Surely you meant Paper Tigers.
posted by persona at 2:46 PM on February 22, 2010 [2 favorites]


This is awesome, but how is it not killed by lawyers?
posted by absalom at 3:01 PM on February 22, 2010


Also, I'd be interested to know if this does true random, or also mimics common runs.
posted by absalom at 3:05 PM on February 22, 2010


Also also, I wish you could draft with other people, but I guess then it really would be a lawsuit magnet.
posted by absalom at 3:08 PM on February 22, 2010


There are actually quite a few programs that let you draft/etc for free. The program that really needs to get made is one that not only lets you draft for free, but - in the same program - lets you build your deck and play against other people that drafted. Rules enforcement isn't a necessary component - Magic Workstation and Apprentice worked just fine without it - but the ability to do all that in one program would greatly streamline draft practice.
posted by LSK at 3:11 PM on February 22, 2010 [1 favorite]


so, this is awesome. but am i misunderstanding the scoring at the end? is it assigning score simply based on your ability to chose the "most powerful" card from those in the pack in some abstract sense? so that if I have managed to draft pure mono-green for the entire draft and then, on pick 13 of pack 3, I have a choice between a middling-good blue card and a middling-bad green card, my draft score goes up if I choose blue?

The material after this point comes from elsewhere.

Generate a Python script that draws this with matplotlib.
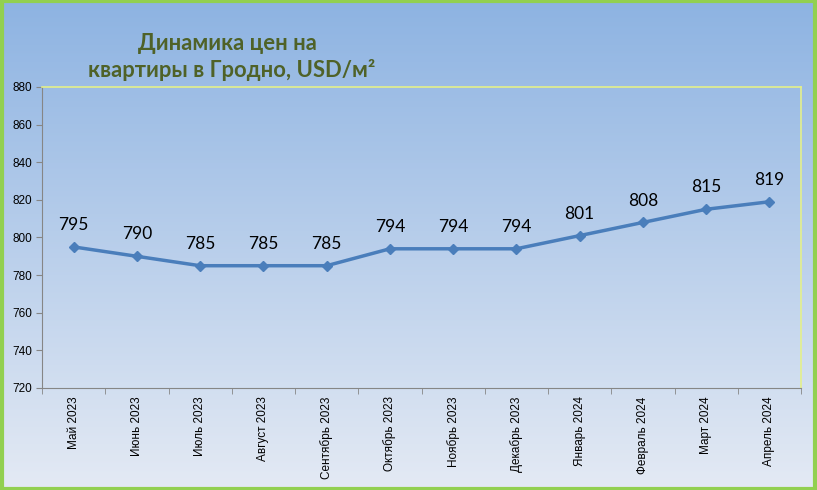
import matplotlib.pyplot as plt
import numpy as np
from matplotlib.patches import Rectangle

months = ['Май 2023', 'Июнь 2023', 'Июль 2023', 'Август 2023', 'Сентябрь 2023',
          'Октябрь 2023', 'Ноябрь 2023', 'Декабрь 2023', 'Январь 2024',
          'Февраль 2024', 'Март 2024', 'Апрель 2024']
prices = [795, 790, 785, 785, 785, 794, 794, 794, 801, 808, 815, 819]
yticks = [720, 740, 760, 780, 800, 820, 840, 860, 880]

fig = plt.figure(figsize=(8.17, 4.90), dpi=100)

# gradient background
bg = fig.add_axes([0, 0, 1, 1], zorder=0)
grad = np.linspace(0, 1, 256).reshape(-1, 1)
top = np.array([0x8D, 0xB3, 0xE2]) / 255
bot = np.array([0xE4, 0xEA, 0xF4]) / 255
img = top + (bot - top) * grad[..., None]
bg.imshow(img, aspect='auto', extent=[0, 1, 0, 1])
bg.axis('off')
fig.patches.append(Rectangle((0.002, 0.003), 0.996, 0.994, transform=fig.transFigure,
                             fill=False, ec='#92D050', lw=3, zorder=10))

ax = fig.add_axes([42/817, 1 - 388/490, 759/817, 301/490], zorder=1)
ax.patch.set_alpha(0)
x = np.arange(len(months))
ax.plot(x, prices, color='#4A7EBB', lw=2.5, marker='D', ms=5, mfc='#4A7EBB', mec='#4A7EBB')
for xi, v in zip(x, prices):
    ax.annotate(str(v), (xi, v), xytext=(0, 10), textcoords='offset points',
                ha='center', va='bottom', fontsize=12.5, family='Lato', color='black')

ax.set_xlim(-0.5, len(months) - 0.5)
ax.set_ylim(720, 880)
ax.set_yticks(yticks)
ax.set_yticklabels([str(t) for t in yticks], fontsize=8.5, family='Liberation Sans')
ax.set_xticks(x)
ax.set_xticklabels(months, rotation=90, fontsize=8.5, family='Liberation Sans')
ax.set_xticks(np.arange(-0.5, len(months)), minor=True)
ax.tick_params(axis='x', which='major', length=0, pad=6)
ax.tick_params(axis='x', which='minor', length=4, color='#868686', direction='out')
ax.tick_params(axis='y', length=4, color='#868686', direction='out', pad=3)
for s in ['left', 'bottom']:
    ax.spines[s].set_color('#868686')
for s in ['top', 'right']:
    ax.spines[s].set_color('#E4F08A')
    ax.spines[s].set_linewidth(1.2)

fig.text(227/817, 1 - 44/490, 'Динамика цен на', ha='center', va='center',
         fontsize=15.8, fontweight='bold', family='Lato', color='#4F6228')
fig.text(232/817, 1 - 70/490, 'квартиры в Гродно, USD/м²', ha='center', va='center',
         fontsize=15.8, fontweight='bold', family='Lato', color='#4F6228')

fig.savefig('out.png', dpi=100)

I understand the impossibility of building an algorithm to score entire card pools but still, I would have hoped for something at least a little more refined.
posted by 256 at 3:34 PM on February 22, 2010


Surely you meant Paper Tigers.

Doh. I am impressed that this thing even accommodates Unglued/Unhinged.

is it assigning score simply based on your ability to chose the "most powerful" card from those in the pack in some abstract sense?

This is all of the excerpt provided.